Code that draws figures:
┏━━
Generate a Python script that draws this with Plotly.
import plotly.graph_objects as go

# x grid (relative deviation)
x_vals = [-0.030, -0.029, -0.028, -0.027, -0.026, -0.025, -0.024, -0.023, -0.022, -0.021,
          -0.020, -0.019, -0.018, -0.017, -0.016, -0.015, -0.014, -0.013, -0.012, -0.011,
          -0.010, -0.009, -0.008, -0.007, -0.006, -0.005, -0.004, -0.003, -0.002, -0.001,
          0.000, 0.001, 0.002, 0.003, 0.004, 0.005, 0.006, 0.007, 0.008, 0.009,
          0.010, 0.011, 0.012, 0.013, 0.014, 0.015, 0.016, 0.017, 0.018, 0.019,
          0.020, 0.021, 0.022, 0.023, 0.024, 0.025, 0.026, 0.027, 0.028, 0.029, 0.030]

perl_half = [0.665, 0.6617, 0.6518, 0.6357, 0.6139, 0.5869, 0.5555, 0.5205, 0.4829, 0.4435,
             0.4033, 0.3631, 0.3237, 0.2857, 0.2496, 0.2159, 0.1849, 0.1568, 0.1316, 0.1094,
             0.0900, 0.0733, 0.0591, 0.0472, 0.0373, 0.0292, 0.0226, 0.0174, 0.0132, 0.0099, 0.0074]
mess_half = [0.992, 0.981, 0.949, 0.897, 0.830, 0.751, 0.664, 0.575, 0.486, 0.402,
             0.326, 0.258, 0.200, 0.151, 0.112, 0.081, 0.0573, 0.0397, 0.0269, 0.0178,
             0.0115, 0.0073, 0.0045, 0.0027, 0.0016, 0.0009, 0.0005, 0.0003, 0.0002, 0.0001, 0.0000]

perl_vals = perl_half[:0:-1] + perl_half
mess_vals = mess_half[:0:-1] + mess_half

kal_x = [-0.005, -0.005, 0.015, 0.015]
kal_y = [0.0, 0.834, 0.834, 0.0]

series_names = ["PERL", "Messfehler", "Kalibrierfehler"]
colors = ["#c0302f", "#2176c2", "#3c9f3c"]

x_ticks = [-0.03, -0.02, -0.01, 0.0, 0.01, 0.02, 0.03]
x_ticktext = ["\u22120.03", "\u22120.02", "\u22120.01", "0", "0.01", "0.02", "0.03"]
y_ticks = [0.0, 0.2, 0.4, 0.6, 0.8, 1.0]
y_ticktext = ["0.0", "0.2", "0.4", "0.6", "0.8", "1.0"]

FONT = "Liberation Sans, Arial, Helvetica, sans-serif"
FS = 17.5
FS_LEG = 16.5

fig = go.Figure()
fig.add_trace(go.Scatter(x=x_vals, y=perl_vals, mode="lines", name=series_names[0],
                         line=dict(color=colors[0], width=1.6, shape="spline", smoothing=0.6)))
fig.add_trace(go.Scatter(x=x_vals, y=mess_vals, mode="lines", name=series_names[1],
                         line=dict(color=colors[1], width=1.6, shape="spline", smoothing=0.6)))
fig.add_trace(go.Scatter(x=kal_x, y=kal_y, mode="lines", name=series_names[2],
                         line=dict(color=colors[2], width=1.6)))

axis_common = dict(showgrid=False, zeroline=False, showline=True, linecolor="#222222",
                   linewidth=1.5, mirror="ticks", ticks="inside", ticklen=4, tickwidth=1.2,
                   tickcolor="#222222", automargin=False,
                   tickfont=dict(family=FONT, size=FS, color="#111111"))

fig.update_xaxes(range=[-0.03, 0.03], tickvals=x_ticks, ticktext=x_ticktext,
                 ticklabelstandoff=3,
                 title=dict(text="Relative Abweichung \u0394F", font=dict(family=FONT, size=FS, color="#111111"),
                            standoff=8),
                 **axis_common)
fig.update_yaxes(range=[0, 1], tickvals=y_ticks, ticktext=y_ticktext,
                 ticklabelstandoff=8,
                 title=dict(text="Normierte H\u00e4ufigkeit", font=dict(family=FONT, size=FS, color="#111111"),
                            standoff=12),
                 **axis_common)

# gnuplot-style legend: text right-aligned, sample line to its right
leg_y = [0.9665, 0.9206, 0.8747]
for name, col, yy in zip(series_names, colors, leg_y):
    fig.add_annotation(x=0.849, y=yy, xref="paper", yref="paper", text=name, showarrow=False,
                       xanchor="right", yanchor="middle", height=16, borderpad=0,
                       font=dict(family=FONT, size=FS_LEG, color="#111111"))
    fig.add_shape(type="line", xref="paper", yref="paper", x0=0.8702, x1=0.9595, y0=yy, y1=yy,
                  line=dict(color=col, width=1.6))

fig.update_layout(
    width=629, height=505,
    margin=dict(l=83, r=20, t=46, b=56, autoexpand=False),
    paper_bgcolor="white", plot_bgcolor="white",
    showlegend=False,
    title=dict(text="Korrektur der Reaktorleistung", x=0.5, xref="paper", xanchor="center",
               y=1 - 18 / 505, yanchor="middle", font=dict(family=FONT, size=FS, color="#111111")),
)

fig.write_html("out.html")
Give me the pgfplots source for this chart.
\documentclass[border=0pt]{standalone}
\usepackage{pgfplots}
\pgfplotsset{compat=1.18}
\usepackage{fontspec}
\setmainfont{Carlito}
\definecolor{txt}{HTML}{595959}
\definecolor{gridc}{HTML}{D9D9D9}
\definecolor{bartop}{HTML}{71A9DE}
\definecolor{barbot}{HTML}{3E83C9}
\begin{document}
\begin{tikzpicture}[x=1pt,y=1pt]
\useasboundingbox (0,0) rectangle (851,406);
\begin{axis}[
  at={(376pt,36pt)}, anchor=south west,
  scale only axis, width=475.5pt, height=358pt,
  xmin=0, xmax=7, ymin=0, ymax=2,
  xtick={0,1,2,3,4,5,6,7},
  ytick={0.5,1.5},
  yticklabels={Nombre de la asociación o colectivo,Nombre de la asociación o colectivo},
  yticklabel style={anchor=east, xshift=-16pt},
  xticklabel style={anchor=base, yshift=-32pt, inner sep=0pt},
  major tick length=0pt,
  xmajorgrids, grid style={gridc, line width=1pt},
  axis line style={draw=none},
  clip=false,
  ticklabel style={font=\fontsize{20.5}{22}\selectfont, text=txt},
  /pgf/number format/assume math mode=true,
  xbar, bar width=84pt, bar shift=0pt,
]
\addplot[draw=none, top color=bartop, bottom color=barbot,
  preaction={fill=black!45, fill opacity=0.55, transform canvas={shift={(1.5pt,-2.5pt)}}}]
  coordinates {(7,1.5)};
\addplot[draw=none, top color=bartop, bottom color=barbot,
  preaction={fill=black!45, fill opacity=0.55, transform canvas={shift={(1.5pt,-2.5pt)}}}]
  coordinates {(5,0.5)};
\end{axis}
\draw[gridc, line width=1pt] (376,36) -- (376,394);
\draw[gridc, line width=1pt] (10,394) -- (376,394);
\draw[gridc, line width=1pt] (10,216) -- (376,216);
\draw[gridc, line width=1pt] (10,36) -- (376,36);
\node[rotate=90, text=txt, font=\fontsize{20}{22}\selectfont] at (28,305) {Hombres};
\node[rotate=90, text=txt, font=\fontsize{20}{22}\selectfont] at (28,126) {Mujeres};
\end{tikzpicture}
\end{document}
┗━━
WHAT YOU HAVE TO DO – Return all the data exactly as given.

PROBLEM SOLUTION –
Generate a Python script that draws this with Plotly.
import plotly.graph_objects as go

# x grid (relative deviation)
x_vals = [-0.030, -0.029, -0.028, -0.027, -0.026, -0.025, -0.024, -0.023, -0.022, -0.021,
          -0.020, -0.019, -0.018, -0.017, -0.016, -0.015, -0.014, -0.013, -0.012, -0.011,
          -0.010, -0.009, -0.008, -0.007, -0.006, -0.005, -0.004, -0.003, -0.002, -0.001,
          0.000, 0.001, 0.002, 0.003, 0.004, 0.005, 0.006, 0.007, 0.008, 0.009,
          0.010, 0.011, 0.012, 0.013, 0.014, 0.015, 0.016, 0.017, 0.018, 0.019,
          0.020, 0.021, 0.022, 0.023, 0.024, 0.025, 0.026, 0.027, 0.028, 0.029, 0.030]

perl_half = [0.665, 0.6617, 0.6518, 0.6357, 0.6139, 0.5869, 0.5555, 0.5205, 0.4829, 0.4435,
             0.4033, 0.3631, 0.3237, 0.2857, 0.2496, 0.2159, 0.1849, 0.1568, 0.1316, 0.1094,
             0.0900, 0.0733, 0.0591, 0.0472, 0.0373, 0.0292, 0.0226, 0.0174, 0.0132, 0.0099, 0.0074]
mess_half = [0.992, 0.981, 0.949, 0.897, 0.830, 0.751, 0.664, 0.575, 0.486, 0.402,
             0.326, 0.258, 0.200, 0.151, 0.112, 0.081, 0.0573, 0.0397, 0.0269, 0.0178,
             0.0115, 0.0073, 0.0045, 0.0027, 0.0016, 0.0009, 0.0005, 0.0003, 0.0002, 0.0001, 0.0000]

perl_vals = perl_half[:0:-1] + perl_half
mess_vals = mess_half[:0:-1] + mess_half

kal_x = [-0.005, -0.005, 0.015, 0.015]
kal_y = [0.0, 0.834, 0.834, 0.0]

series_names = ["PERL", "Messfehler", "Kalibrierfehler"]
colors = ["#c0302f", "#2176c2", "#3c9f3c"]

x_ticks = [-0.03, -0.02, -0.01, 0.0, 0.01, 0.02, 0.03]
x_ticktext = ["\u22120.03", "\u22120.02", "\u22120.01", "0", "0.01", "0.02", "0.03"]
y_ticks = [0.0, 0.2, 0.4, 0.6, 0.8, 1.0]
y_ticktext = ["0.0", "0.2", "0.4", "0.6", "0.8", "1.0"]

FONT = "Liberation Sans, Arial, Helvetica, sans-serif"
FS = 17.5
FS_LEG = 16.5

fig = go.Figure()
fig.add_trace(go.Scatter(x=x_vals, y=perl_vals, mode="lines", name=series_names[0],
                         line=dict(color=colors[0], width=1.6, shape="spline", smoothing=0.6)))
fig.add_trace(go.Scatter(x=x_vals, y=mess_vals, mode="lines", name=series_names[1],
                         line=dict(color=colors[1], width=1.6, shape="spline", smoothing=0.6)))
fig.add_trace(go.Scatter(x=kal_x, y=kal_y, mode="lines", name=series_names[2],
                         line=dict(color=colors[2], width=1.6)))

axis_common = dict(showgrid=False, zeroline=False, showline=True, linecolor="#222222",
                   linewidth=1.5, mirror="ticks", ticks="inside", ticklen=4, tickwidth=1.2,
                   tickcolor="#222222", automargin=False,
                   tickfont=dict(family=FONT, size=FS, color="#111111"))

fig.update_xaxes(range=[-0.03, 0.03], tickvals=x_ticks, ticktext=x_ticktext,
                 ticklabelstandoff=3,
                 title=dict(text="Relative Abweichung \u0394F", font=dict(family=FONT, size=FS, color="#111111"),
                            standoff=8),
                 **axis_common)
fig.update_yaxes(range=[0, 1], tickvals=y_ticks, ticktext=y_ticktext,
                 ticklabelstandoff=8,
                 title=dict(text="Normierte H\u00e4ufigkeit", font=dict(family=FONT, size=FS, color="#111111"),
                            standoff=12),
                 **axis_common)

# gnuplot-style legend: text right-aligned, sample line to its right
leg_y = [0.9665, 0.9206, 0.8747]
for name, col, yy in zip(series_names, colors, leg_y):
    fig.add_annotation(x=0.849, y=yy, xref="paper", yref="paper", text=name, showarrow=False,
                       xanchor="right", yanchor="middle", height=16, borderpad=0,
                       font=dict(family=FONT, size=FS_LEG, color="#111111"))
    fig.add_shape(type="line", xref="paper", yref="paper", x0=0.8702, x1=0.9595, y0=yy, y1=yy,
                  line=dict(color=col, width=1.6))

fig.update_layout(
    width=629, height=505,
    margin=dict(l=83, r=20, t=46, b=56, autoexpand=False),
    paper_bgcolor="white", plot_bgcolor="white",
    showlegend=False,
    title=dict(text="Korrektur der Reaktorleistung", x=0.5, xref="paper", xanchor="center",
               y=1 - 18 / 505, yanchor="middle", font=dict(family=FONT, size=FS, color="#111111")),
)

fig.write_html("out.html")
Give me the pgfplots source for this chart.
\documentclass[border=0pt]{standalone}
\usepackage{pgfplots}
\pgfplotsset{compat=1.18}
\usepackage{fontspec}
\setmainfont{Carlito}
\definecolor{txt}{HTML}{595959}
\definecolor{gridc}{HTML}{D9D9D9}
\definecolor{bartop}{HTML}{71A9DE}
\definecolor{barbot}{HTML}{3E83C9}
\begin{document}
\begin{tikzpicture}[x=1pt,y=1pt]
\useasboundingbox (0,0) rectangle (851,406);
\begin{axis}[
  at={(376pt,36pt)}, anchor=south west,
  scale only axis, width=475.5pt, height=358pt,
  xmin=0, xmax=7, ymin=0, ymax=2,
  xtick={0,1,2,3,4,5,6,7},
  ytick={0.5,1.5},
  yticklabels={Nombre de la asociación o colectivo,Nombre de la asociación o colectivo},
  yticklabel style={anchor=east, xshift=-16pt},
  xticklabel style={anchor=base, yshift=-32pt, inner sep=0pt},
  major tick length=0pt,
  xmajorgrids, grid style={gridc, line width=1pt},
  axis line style={draw=none},
  clip=false,
  ticklabel style={font=\fontsize{20.5}{22}\selectfont, text=txt},
  /pgf/number format/assume math mode=true,
  xbar, bar width=84pt, bar shift=0pt,
]
\addplot[draw=none, top color=bartop, bottom color=barbot,
  preaction={fill=black!45, fill opacity=0.55, transform canvas={shift={(1.5pt,-2.5pt)}}}]
  coordinates {(7,1.5)};
\addplot[draw=none, top color=bartop, bottom color=barbot,
  preaction={fill=black!45, fill opacity=0.55, transform canvas={shift={(1.5pt,-2.5pt)}}}]
  coordinates {(5,0.5)};
\end{axis}
\draw[gridc, line width=1pt] (376,36) -- (376,394);
\draw[gridc, line width=1pt] (10,394) -- (376,394);
\draw[gridc, line width=1pt] (10,216) -- (376,216);
\draw[gridc, line width=1pt] (10,36) -- (376,36);
\node[rotate=90, text=txt, font=\fontsize{20}{22}\selectfont] at (28,305) {Hombres};
\node[rotate=90, text=txt, font=\fontsize{20}{22}\selectfont] at (28,126) {Mujeres};
\end{tikzpicture}
\end{document}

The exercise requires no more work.